12.3 The three comparisons most worth doing

query DSL vs query API See the difference in how the same constraint is expressed in the high-level and low-level interfaces.
only training-set constraints vs constraints with global quantified variables See where the “globality” of DL2 actually comes from.
semantic loss-style constraints vs DL2-style constraints See the difference in expressiveness and engineering difficulty between “output-layer satisfying probability mass” and a “declarative numerical constraint system.”

12.4 If we want to align with the toy path in the current repository

The most natural implementation directory is still:

repro/04_dl2_toy/

A safe minimal structure could be:

README.md
notes.md
config.py
toy_problem.py
dl2_bridge.py
run_query.py
run_train.py
experiment.py
results/

The most important thing here is not to pile up all functionality first, but to make these three points clear first:

what the constraint is;
who it optimizes in training / querying respectively;
which part of the original paper this toy actually corresponds to.
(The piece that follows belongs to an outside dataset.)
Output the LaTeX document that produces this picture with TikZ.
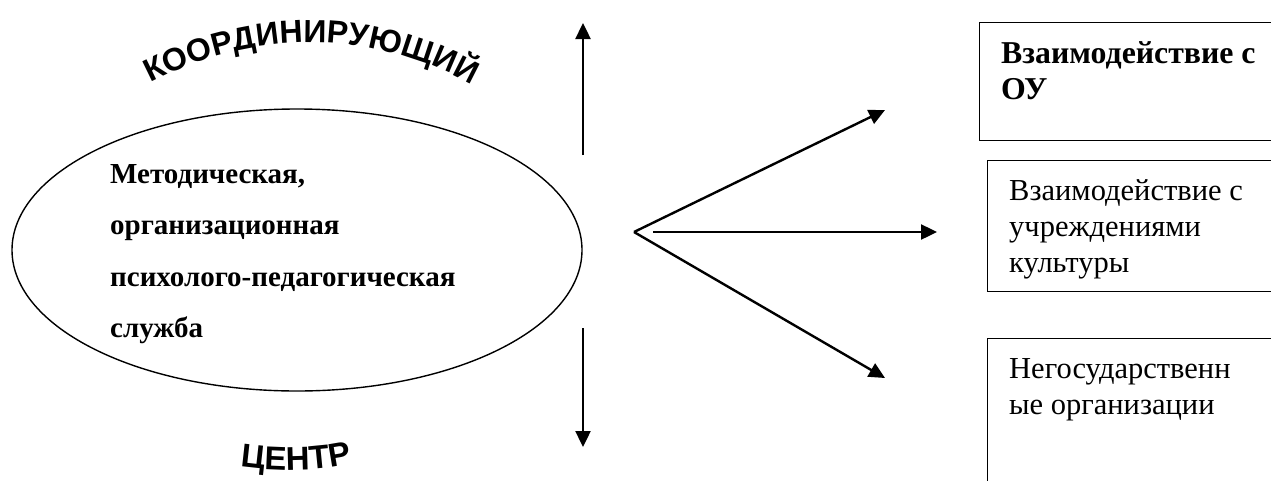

13. A One-Page Compressed Summary

If we keep only the most important sentences, then the skeleton of this paper is:

First define a declarative language for writing logical constraints over numerical terms.
Translate each constraint $\phi$ into a nonnegative loss that is differentiable almost everywhere and is exactly 0 when satisfied: $$ L(\phi)=0 \iff \phi \text{ satisfied}. $$
During training, write constraint optimization as a two-level process of optimizer and adversary: - the adversary searches for counterexamples; - the optimizer updates the parameters to repair those counterexamples.
During querying, fix the network parameters and use the same constraint translation to search directly for inputs that satisfy the condition.

So what it truly solves is:

How to lift “the interaction between logical constraints and neural networks” from a single task-specific trick into a unified declarative system that is trainable and queryable.

And the real price it pays is:

The stronger the expressiveness, the heavier the inner-loop search during training, convex-set projection, query optimization, and engineering complexity become.